You can argue the current opinions in education into oblivion. And when you are done, you have to get back to the importance of teachers. Teachers are the foundation. Nothing is more central. What worked once is that they were appreciated and excellent at their jobs. Even the worst of the lot for me, a mean, patronizing woman who taught 5th grade -- we'll give her a break on the name and call her Mrs. S____ , when Mrs. S_____ passed us on, we were ready for 6th grade.

We should move forward now by looking back -- to when teachers were respected, and by the very nature of their competence, gave our neighborhoods strength and continuity. They have to be given respect again, paid well enough for it to be a career, recruited from the best of young people today, with a sensible, unencumbered path to become teachers, and encouraged to be in it for the long run.

I grew up in a working class section of the Bronx in a single-parent household. With the basics provided by my teachers in public education, I ended up being a writer. Here's the thing about that -- given the achievements of so many others from families of modest means who came through the system when I did, there is nothing particularly unusual about me.

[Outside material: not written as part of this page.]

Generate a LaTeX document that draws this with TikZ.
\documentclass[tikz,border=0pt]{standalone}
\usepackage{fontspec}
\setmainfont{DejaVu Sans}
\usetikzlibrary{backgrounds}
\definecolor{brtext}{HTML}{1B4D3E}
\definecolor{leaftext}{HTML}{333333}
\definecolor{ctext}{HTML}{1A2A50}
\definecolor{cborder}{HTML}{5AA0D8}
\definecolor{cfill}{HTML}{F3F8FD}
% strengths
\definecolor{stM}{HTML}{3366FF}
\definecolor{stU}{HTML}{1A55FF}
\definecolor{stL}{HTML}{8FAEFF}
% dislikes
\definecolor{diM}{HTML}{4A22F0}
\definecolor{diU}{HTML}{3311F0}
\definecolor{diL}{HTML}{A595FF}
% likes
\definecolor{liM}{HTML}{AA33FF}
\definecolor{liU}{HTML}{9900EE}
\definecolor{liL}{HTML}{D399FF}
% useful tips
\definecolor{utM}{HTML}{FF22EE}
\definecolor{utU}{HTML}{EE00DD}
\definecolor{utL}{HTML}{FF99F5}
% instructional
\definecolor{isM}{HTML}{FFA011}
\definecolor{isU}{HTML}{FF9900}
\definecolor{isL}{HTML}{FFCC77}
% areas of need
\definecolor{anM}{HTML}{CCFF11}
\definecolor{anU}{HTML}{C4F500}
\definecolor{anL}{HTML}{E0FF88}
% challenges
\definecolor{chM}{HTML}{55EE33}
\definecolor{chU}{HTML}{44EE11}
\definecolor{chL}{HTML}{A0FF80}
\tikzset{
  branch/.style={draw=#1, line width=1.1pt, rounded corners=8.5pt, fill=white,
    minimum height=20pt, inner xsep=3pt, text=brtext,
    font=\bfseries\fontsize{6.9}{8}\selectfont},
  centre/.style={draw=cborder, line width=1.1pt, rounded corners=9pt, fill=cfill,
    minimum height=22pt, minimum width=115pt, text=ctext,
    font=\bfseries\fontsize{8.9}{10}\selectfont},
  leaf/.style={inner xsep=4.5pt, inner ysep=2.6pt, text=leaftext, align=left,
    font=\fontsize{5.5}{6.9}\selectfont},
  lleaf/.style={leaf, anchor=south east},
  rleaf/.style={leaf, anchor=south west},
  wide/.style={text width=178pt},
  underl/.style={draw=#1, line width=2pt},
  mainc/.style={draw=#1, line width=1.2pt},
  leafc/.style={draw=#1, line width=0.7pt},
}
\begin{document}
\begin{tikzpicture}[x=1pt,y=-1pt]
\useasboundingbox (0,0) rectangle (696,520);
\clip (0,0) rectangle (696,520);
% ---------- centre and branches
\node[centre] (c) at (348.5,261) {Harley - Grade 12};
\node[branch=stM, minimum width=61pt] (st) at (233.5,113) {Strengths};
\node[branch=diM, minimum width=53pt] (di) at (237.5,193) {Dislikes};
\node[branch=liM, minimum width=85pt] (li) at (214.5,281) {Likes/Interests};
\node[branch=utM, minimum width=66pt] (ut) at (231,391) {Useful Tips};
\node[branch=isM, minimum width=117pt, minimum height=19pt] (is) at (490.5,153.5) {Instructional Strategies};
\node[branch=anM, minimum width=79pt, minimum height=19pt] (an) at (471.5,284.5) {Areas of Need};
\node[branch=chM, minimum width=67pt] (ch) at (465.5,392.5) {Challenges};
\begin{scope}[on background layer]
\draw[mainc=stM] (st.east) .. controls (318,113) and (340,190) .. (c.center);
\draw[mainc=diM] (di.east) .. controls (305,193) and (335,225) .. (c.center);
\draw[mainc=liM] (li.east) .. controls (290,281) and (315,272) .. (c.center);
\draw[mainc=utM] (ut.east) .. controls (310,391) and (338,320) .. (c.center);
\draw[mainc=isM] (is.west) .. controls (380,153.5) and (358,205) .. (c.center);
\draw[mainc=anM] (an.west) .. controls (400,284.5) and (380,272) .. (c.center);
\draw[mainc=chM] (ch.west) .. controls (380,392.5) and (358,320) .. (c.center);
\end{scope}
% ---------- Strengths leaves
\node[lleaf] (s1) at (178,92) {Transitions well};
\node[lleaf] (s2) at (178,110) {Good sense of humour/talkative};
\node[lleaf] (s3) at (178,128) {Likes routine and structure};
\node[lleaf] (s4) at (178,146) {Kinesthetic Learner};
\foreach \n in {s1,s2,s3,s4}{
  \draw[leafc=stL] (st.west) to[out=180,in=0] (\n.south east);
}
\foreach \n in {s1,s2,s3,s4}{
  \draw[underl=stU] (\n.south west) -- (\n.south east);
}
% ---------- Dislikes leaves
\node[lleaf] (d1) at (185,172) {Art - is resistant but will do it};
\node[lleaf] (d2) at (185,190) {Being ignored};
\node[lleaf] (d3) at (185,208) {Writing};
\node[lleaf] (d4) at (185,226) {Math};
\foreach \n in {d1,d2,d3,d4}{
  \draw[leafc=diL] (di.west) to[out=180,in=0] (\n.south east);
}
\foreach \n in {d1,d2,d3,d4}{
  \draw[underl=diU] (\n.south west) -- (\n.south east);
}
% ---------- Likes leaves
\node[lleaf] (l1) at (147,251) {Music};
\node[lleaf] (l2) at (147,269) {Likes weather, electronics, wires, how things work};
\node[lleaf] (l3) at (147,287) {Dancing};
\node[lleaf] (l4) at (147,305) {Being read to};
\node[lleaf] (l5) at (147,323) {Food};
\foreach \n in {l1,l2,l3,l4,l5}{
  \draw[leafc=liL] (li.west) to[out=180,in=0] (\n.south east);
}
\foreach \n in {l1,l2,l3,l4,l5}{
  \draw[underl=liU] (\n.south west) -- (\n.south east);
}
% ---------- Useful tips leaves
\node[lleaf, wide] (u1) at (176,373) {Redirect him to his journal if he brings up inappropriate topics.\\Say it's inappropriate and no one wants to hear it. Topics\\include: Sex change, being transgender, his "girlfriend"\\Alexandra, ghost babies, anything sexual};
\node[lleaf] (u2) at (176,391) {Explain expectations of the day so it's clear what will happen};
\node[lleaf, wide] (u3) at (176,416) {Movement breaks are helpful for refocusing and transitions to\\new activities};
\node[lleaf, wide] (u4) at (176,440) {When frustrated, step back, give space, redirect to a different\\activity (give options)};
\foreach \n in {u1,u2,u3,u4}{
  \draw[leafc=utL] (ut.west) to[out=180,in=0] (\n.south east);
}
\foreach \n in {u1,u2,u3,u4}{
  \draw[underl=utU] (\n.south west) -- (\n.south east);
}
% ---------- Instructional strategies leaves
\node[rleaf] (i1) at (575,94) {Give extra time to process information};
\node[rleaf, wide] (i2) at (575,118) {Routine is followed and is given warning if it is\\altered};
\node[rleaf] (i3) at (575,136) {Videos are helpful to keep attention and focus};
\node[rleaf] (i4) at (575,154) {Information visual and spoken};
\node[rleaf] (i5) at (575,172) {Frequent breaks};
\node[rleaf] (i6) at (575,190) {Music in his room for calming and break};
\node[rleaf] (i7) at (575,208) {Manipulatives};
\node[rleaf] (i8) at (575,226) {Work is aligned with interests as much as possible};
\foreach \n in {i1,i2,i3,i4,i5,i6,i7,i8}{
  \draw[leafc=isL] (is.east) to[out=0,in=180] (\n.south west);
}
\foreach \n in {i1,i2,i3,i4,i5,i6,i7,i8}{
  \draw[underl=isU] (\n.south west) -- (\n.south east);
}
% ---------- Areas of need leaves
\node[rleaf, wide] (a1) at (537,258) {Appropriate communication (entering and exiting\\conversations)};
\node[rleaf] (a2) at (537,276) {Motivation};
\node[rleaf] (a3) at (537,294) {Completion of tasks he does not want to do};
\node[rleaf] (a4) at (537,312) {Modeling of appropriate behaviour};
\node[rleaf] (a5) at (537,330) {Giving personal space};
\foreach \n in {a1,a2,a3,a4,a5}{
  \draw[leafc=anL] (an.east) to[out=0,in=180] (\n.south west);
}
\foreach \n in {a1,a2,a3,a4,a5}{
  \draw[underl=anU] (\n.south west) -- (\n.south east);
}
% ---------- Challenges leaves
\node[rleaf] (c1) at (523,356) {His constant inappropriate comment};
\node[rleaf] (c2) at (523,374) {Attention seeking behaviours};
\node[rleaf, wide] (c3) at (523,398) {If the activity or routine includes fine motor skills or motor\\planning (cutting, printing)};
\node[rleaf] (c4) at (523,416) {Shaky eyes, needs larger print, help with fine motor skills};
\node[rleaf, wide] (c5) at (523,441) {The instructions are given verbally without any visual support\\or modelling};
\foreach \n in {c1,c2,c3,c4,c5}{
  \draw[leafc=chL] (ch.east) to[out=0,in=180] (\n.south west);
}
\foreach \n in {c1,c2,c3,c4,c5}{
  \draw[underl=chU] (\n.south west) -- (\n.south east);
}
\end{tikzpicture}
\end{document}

Last spring I stood outside my old elementary school in the Bronx and I watched the children streaming out, being met by parents, the older ones making their way home on their own. The same scene plays out every day across the country at neighborhood schools from Chicago to New Orleans, and Los Angeles to Washington, D.C. It was there in my school I sang and skipped to "Do You Know the Muffin Man?" as a teacher played it on the piano, there where I wrote in my friend Cecelia Klein's sixth grade graduation souvenir book, an early literary effort of mine, "Good luck, ya dumb cluck." Will the children coming through this school and others like it receive the same quality of teaching, the same quality of teachers as I and others of my time received? There is absolutely no reason why they don't deserve it.